Repeat the lines exactly from the line that contains "What seaborn and" through the line that contains "from matplotlib.ticker import MultipleLocator"; leave images out and add nothing.

:: Provided records ::
○ ○ ○ ○ ○
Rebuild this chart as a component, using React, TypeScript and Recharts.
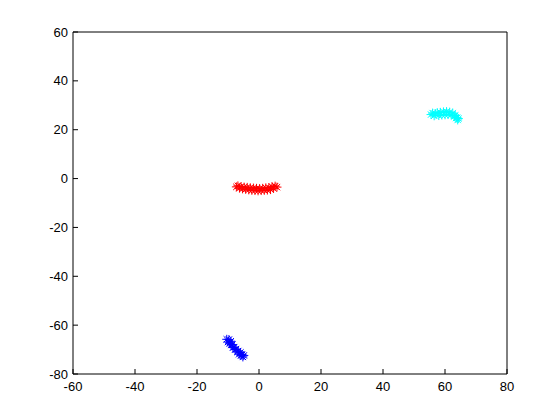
○ ○ ○ ○ ○
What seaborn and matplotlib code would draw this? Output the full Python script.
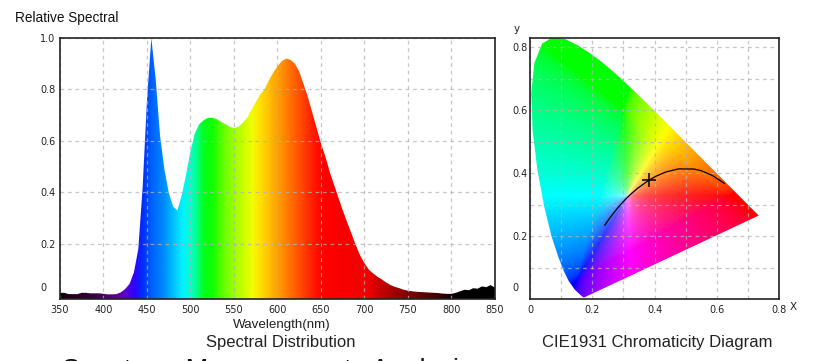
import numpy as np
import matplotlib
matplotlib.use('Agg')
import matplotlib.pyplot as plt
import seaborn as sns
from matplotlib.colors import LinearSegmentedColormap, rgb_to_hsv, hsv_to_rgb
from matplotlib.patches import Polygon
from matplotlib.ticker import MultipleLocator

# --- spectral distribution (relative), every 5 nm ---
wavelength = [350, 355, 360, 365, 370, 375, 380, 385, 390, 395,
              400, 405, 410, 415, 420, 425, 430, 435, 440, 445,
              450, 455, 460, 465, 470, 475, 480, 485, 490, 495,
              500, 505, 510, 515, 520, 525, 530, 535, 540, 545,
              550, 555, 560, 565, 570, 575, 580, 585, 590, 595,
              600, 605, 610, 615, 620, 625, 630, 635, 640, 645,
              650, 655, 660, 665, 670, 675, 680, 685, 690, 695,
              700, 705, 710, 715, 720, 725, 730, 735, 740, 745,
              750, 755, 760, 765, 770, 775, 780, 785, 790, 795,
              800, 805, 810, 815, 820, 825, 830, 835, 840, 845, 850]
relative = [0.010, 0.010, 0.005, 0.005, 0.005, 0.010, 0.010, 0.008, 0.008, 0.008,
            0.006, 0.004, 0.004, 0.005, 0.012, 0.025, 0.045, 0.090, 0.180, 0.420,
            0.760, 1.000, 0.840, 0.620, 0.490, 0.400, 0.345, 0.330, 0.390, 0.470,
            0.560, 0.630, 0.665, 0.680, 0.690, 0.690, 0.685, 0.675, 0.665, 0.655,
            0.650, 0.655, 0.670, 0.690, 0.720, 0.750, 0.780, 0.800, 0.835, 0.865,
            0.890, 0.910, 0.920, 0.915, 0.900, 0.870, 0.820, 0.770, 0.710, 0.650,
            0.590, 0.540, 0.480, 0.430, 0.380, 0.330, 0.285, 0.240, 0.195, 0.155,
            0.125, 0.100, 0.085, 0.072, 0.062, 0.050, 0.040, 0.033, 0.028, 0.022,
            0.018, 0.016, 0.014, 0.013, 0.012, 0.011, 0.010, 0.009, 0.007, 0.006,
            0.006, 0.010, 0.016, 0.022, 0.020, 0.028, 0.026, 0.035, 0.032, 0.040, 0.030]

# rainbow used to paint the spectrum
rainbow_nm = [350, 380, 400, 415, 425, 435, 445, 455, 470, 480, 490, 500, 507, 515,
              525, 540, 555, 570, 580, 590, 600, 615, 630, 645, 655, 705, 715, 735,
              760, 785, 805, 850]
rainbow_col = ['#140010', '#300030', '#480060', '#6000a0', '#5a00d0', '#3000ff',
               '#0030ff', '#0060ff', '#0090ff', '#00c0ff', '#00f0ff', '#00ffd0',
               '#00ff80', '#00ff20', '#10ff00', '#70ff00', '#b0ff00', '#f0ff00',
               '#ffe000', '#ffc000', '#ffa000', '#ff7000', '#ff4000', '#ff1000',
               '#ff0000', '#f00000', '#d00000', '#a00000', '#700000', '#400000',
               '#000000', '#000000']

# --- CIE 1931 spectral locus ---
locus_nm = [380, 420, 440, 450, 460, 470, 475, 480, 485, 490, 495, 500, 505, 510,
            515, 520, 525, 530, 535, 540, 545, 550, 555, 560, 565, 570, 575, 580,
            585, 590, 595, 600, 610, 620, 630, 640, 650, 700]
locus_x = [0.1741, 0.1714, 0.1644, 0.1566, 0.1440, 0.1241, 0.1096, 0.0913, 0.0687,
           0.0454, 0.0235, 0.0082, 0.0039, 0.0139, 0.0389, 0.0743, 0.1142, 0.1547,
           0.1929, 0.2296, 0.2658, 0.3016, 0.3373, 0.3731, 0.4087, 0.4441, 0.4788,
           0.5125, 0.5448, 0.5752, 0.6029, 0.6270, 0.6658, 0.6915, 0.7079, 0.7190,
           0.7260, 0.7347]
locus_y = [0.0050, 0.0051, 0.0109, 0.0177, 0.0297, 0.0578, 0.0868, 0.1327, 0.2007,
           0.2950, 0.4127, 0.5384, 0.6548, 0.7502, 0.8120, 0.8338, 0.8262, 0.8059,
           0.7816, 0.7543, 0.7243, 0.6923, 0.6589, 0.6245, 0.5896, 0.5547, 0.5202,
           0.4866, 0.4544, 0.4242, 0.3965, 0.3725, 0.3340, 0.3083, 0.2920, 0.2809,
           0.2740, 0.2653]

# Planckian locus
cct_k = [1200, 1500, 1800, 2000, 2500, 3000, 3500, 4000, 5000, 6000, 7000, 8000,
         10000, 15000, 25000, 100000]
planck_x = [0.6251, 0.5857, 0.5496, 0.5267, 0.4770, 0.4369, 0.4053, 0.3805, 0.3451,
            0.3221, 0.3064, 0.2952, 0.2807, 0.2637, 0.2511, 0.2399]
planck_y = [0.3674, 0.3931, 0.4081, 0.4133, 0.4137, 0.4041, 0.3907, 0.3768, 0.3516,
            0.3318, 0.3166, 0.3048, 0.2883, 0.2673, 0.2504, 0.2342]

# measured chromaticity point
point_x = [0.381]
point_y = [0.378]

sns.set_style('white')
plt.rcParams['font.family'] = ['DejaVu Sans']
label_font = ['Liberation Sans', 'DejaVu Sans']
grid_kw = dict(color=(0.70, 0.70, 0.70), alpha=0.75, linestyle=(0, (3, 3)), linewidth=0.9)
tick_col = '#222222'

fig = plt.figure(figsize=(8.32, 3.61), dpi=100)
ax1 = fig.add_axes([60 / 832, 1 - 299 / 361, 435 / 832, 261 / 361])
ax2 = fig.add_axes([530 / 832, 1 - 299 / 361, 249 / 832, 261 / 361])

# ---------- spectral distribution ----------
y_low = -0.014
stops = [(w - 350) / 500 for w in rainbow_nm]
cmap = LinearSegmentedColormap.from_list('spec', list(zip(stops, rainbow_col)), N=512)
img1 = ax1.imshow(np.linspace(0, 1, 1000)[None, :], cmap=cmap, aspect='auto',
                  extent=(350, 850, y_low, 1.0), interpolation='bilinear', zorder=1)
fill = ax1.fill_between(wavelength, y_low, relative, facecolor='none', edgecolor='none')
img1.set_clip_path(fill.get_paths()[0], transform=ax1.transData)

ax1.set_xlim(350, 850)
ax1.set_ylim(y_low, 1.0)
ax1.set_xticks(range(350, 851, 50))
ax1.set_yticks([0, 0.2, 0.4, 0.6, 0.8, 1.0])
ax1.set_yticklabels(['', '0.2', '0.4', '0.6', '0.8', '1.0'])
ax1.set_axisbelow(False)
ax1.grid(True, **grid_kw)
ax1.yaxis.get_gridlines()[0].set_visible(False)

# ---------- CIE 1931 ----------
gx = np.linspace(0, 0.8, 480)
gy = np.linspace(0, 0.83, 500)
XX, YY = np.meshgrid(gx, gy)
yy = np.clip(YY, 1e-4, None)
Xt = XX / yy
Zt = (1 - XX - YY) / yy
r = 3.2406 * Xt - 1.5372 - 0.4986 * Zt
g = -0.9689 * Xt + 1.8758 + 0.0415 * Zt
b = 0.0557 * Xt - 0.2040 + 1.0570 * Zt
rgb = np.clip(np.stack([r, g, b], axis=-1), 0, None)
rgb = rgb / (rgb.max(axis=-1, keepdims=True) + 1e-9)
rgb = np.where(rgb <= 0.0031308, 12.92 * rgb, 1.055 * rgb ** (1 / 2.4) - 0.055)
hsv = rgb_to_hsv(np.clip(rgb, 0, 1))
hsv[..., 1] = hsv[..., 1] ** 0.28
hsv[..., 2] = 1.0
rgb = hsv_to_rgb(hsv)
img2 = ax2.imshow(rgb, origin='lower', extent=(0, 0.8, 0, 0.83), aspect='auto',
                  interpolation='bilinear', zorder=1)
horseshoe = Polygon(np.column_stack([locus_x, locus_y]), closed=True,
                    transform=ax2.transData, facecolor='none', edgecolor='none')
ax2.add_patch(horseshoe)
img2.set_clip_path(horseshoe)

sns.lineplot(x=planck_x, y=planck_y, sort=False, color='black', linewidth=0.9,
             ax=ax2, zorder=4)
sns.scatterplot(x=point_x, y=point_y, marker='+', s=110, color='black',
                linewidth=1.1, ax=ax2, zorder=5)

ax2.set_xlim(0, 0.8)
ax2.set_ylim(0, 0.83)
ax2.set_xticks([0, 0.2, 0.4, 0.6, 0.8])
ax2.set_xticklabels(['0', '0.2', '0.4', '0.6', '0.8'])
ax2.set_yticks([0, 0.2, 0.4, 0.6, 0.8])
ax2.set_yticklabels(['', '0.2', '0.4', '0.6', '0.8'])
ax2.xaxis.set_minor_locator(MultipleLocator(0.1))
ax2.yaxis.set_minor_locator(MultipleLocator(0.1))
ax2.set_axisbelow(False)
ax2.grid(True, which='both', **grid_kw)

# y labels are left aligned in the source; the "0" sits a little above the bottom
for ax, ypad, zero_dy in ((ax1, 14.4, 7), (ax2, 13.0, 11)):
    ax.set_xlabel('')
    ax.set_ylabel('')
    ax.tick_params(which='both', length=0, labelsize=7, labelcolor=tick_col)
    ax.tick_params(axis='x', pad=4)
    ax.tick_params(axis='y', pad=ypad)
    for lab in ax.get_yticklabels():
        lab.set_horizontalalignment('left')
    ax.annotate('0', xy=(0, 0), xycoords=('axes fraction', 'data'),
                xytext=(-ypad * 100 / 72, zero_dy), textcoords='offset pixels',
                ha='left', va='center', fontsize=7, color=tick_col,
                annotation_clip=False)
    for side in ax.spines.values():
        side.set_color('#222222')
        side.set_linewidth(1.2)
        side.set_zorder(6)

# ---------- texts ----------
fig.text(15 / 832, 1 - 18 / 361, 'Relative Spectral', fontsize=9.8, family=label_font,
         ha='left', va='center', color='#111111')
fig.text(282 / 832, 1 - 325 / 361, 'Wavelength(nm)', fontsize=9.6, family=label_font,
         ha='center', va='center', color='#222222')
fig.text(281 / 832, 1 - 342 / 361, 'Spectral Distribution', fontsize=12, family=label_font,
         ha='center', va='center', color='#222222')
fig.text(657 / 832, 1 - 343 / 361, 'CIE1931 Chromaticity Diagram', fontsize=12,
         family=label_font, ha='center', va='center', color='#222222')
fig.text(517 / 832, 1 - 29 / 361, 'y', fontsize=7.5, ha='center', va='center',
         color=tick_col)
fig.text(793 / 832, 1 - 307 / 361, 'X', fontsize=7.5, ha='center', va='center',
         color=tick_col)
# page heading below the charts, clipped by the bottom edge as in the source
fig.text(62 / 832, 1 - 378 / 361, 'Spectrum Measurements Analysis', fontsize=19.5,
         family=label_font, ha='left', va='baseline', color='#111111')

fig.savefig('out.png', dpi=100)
○ ○ ○ ○ ○
:: Result of this exercise ::
What seaborn and matplotlib code would draw this? Output the full Python script.
import numpy as np
import matplotlib
matplotlib.use('Agg')
import matplotlib.pyplot as plt
import seaborn as sns
from matplotlib.colors import LinearSegmentedColormap, rgb_to_hsv, hsv_to_rgb
from matplotlib.patches import Polygon
from matplotlib.ticker import MultipleLocator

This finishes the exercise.